The Scope of this Blog

Though my primary focus is on gene transfer, I will occasionally wander into other areas of translational pharmaceutical research, including cell transfer (also sometimes called "cell therapy"), monoclonal antibodies, small-molecule drugs that target novel biological mechanisms, or large-molecule drugs.

These types of translational clinical research raise a similar cluster of issues-- namely, high degrees of uncertainty, risk, scientific complexity, desperately ill volunteers, ambitious investigators, financial interests, and complicated intellectual property issues.

Friday, February 8, 2008

Why not call it Gene Therapy?

What I term "gene transfer" is often also called "gene therapy."  I prefer the former, which is based less on aspiration than fact.  That is, therapy implies validation for efficacy.  There are, at best, only two examples of gene transfer interventions where efficacy seems well established.  Use of the term "gene therapy" potentially misleads members of the public— and even experts not steeped in the gene transfer literature—into thinking that interventions are in advanced stages of development.

I realize "gene transfer" presents some grammatical problems (as in: "the patient received gene transfer for her disease" sounds awkward).  I'm afraid this is a compromise we'll have to live with.  In general, I tend to prefer using "gene transfer" as an adjective—say, the way people use "thrombolytic" to modify "drug."  I note that it is not uncommon within medicine for adjectival terms to graduate to noun status (e.g. anxiolytic).

Thursday, February 7, 2008

What is Gene Transfer?

In this blog, I define gene transfer as the use of genetic materials or genetically modified organisms for therapeutic or research purposes.  This is a much broader definition than typical.  For instance, the American Society of Gene Therapy defines gene therapy as " approach to treating disease by either modifying the expressions of an individual's genes or correction of abnormal genes."  My definition would include gene-marking protocols (whereby a patient's cells are genetically modified not for therapeutic purposes, but instead so that researchers can track their growth or location in the body).  My definition also includes the administration of genetically modified organisms-- like genetically modified gut flora—for therapeutic purposes.  My definition also includes vaccines made by genetically modifying viruses; several of these are presently being tested against cancer and HIV.

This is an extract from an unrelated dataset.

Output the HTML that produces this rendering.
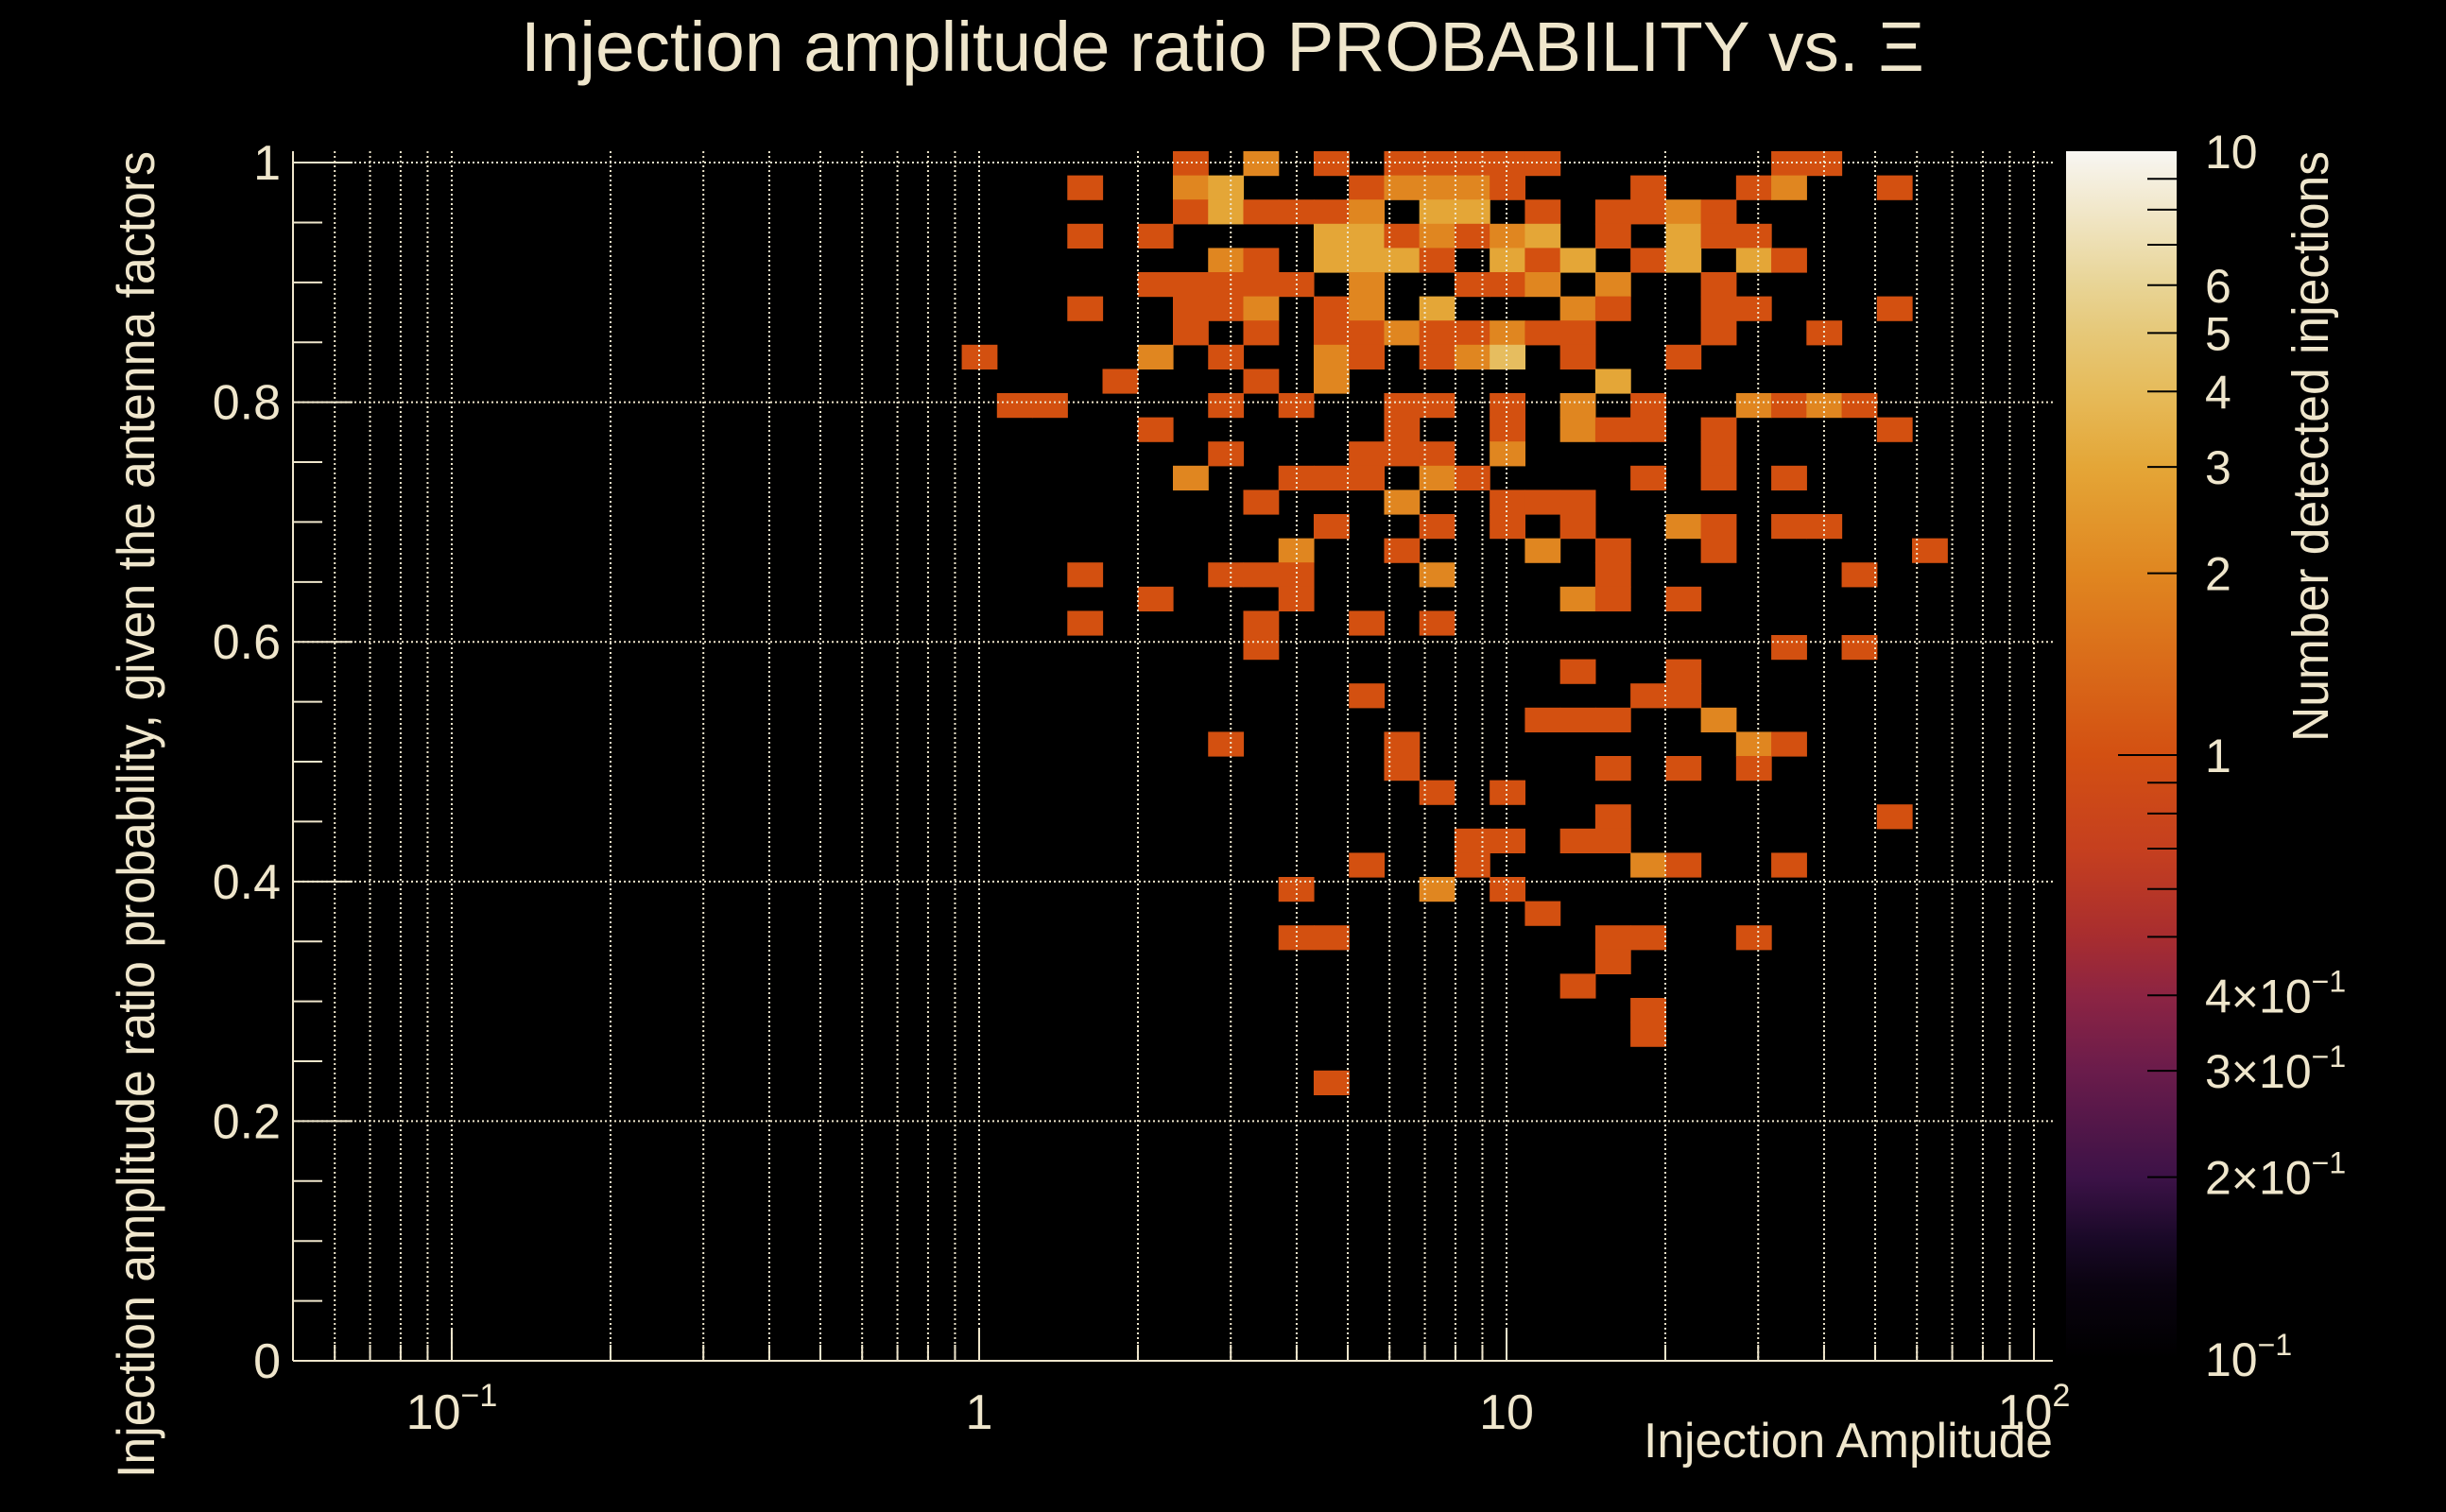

Wednesday, February 6, 2008

Introduction to Lost in Translation

Within the past six months, a fifth patient developed a lympho-proliferative disorder in an X-SCID gene transfer trial.  The RAC has all but cleared AAV vector as a causal agent in the death of Jolee Mohr in a rheumatoid arthritis study.  A Merck HIV-vaccine trial involving adenoviral vectors was terminated after a data safety monitoring board found that volunteers receiving placebo had lower rates of sero-conversion.

I created this blog to establish a forum to report and comment on developments in gene transfer—and other areas of translational clinical research— that raise interesting or important ethical questions.  The first several posts will contain some introductory material that provides definitions and describes the scope of this blog.